Carlos said the police were offering a deal: confess to having hidden and disposed of the body, then they’d get a much more lenient sentence, just two years; otherwise they would face a homicide charge.
Dr Kate: “Pardon? I really wasn’t sure if I could possibly have heard him correctly. My incredulity turned to rage. How dare they suggest I lie? How dare they expect me to live with such a charge against my name?…Did they really expect me to confess to a crime they had made up, to falsely claim to the whole world that my daughter was dead, when the result would be that the whole world stopped looking for her? This police tactic might have worked in the past, but it certainly wasn’t going to work with me. Over my dead body. Carlos insisted: ‘You need to think about it. It would only be one of you. Gerry could go back to work’, I was speechless’.”
Dr Kate: “Gerry was distraught now. He was on his knees, head hung low. ‘We’re finished. Our life is over’, he kept saying over and over. The realisation that we were at the mercy of an incomprehensible criminal justice system had hit him hard. It was excruciating to see him like this…he is usually so strong…I felt like a character in a soap opera. Ant time now the director would call ‘Cut!’ and this scene would be over”.
Carlos kept repeating the phrase: ‘This is the point of no return’.
Dr Kate: “I could feel myself shaking. ‘Do you want me to lie? What would you do, Carlos?”
Dr Kate explains how she has started to lose confidence in carlos, as even he seems to doubt their story.

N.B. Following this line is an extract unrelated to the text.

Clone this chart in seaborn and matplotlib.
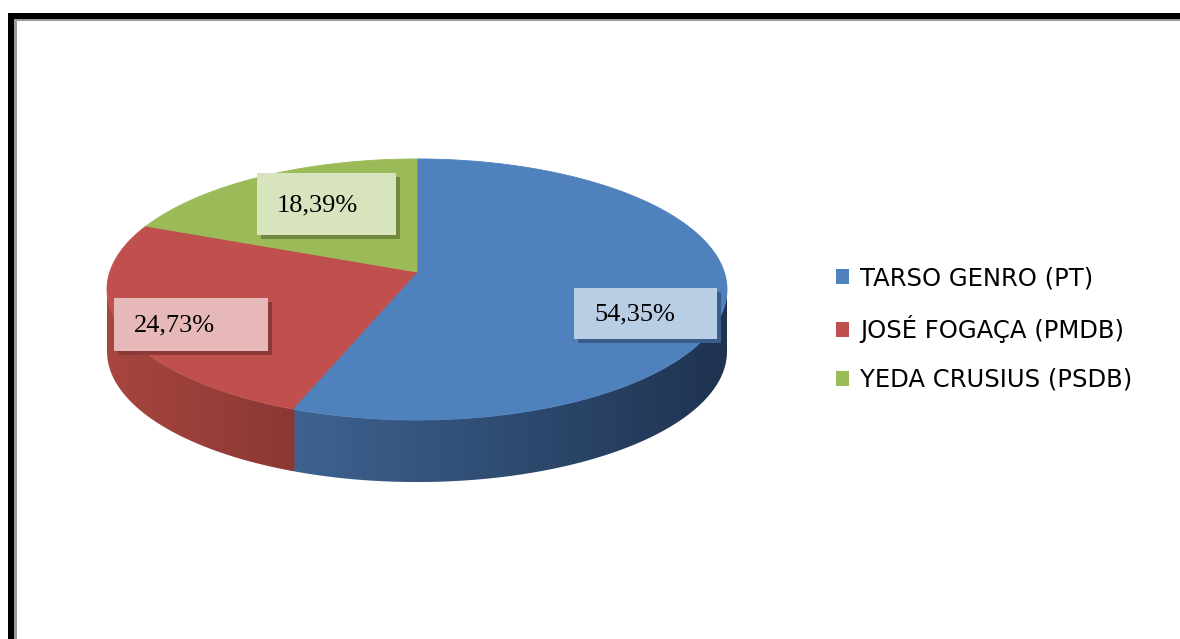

Dr Kate: “My anger and ferocious maternal instinct began to permeate Gerry’s despair. He was regaining his composure, his powers of reason and his fighting spirit. ‘They’ve got nothing!’, he fired at Carlos. He began pointing out the many flaws in the PJ’s ‘evidence’ and the complete absence of any logic.
Dr Kate: “Trisha and Eileen, disturbed by the noise, appeared from their room. Keeping a lid on my anger for long enough to enable me to communicate clearly, I brought them up to speed. Within seconds there were three raging lionesses pacing the villa. Recognising the need to switch into crisis-management mode, we calmed each other down. Gerry and I made it very clear to Trisha and Eileen that if we didn’t return from the police station the next day, they should take the children out of the country as soon as possible”.